Chaos and the Calm is a measured debut album that aims to present soulful blues-rock in an subjective, widely appealing package.
In the vein of fellow Brit balladeers Tom Odell and George Ezra comes James Bay, a husky-voiced blues-rocker whose curated image invokes the impassioned troubadour. Following four EPs and the BRIT Critics’ Choice Award, Chaos and the Calm is a measured debut album that aims to present soulful blues-rock in an subjective, widely appealing package. While Bay’s talent as a performer is undeniable, this debut is forgettably formulaic and holds back the chaos in favor of the innocuously radio-safe.
Across Chaos and the Calm, Bay shows two settings: moody ballads and big guitar anthems. The latter opens the album to infuse some excitement into the proceedings. “Craving” features a rolling electric guitar riff and a driving beat, a departure from previous material now that Bay has access to a backing band. Lead single “Hold Back the River” flirts with this propulsive rock band sound, but shines in the more restrained moments. Bay’s measured (for once) vocals and an unintrusive, plaintive guitar line complement the lyrical entreaties extremely well. But the electric guitar makes a comeback on “Best Fake Smile” – accompanied here by hand-clapping percussion – and the upbeat “Collide.” The Black Keys-indebted “Get Out While You Still Can” is, by far, the best blend of Bay’s trademark blues tones and rocking electric guitar.

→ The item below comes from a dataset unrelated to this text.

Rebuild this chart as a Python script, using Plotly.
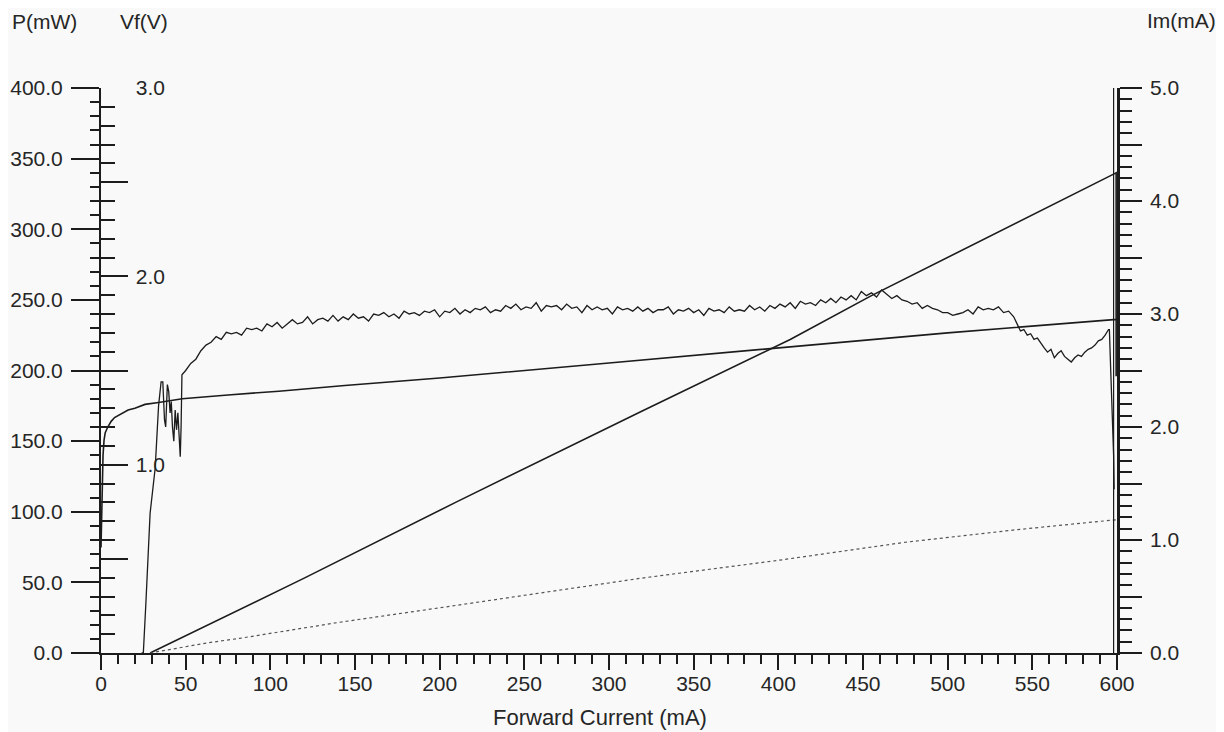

The perhaps poorly named (considering the unintended connection to frozen princesses) “Let It Go” is the first track to see Bay do something with his guitar beyond rocking out. A simple but expressive riff accompanies Bay’s lilting vocal, all backed by a decidedly R&B slow beat. With the blues element in his repertoire, this sort of vaguely R&B sound does feature off and on throughout Chaos and the Calm. “If You Ever Want To Be In Love” manages to be a sonic mixture of R&B and country, replete with lap steel. The most country-inspired song, however, is without a doubt “When We Were On Fire.” The latter half of the album, though, racks up four relatively quiet numbers, including “Move Together” and “Scars.” “Need The Sun To Break” and “Incomplete” close out the album with a bevy of backing choirs and a switch from rock guitar to acoustics and piano lines.
Lyrically and thematically, these 12 tracks go down easy. Covering everything from escaping small town life, shedding false friends and about five iterations of lost love, Bay sells himself short by partnering his soulful voice with such tired subject matter packed in uninspired words. Childish metaphors like “When We Were On Fire”’s “Our love is dying / Out cold on the floor / Like a fallen star that shines no more” fill these tracks. Songs are wracked with the same heightened emotion, the same passionate despair and longing to the point that they threaten to coagulate into one amorphous mass that numbs the listeners’ senses. It’s not unlike a string of Coldplay choruses.
The album’s familiar themes of love and self-discovery play on a loop through ballads and festival-ready stompers. Through faux-confessional lyrics, Bay wrestles with patently relatable situations. The constants are Bay’s soulful voice, ranging from raspy to the occasional falsetto, and his distinctive guitar. The majority of these twelve tracks stick to blues-rock and country-indebted compositions, but Bay does dip into more far-flung genres. The range is there, but it lacks a corresponding depth.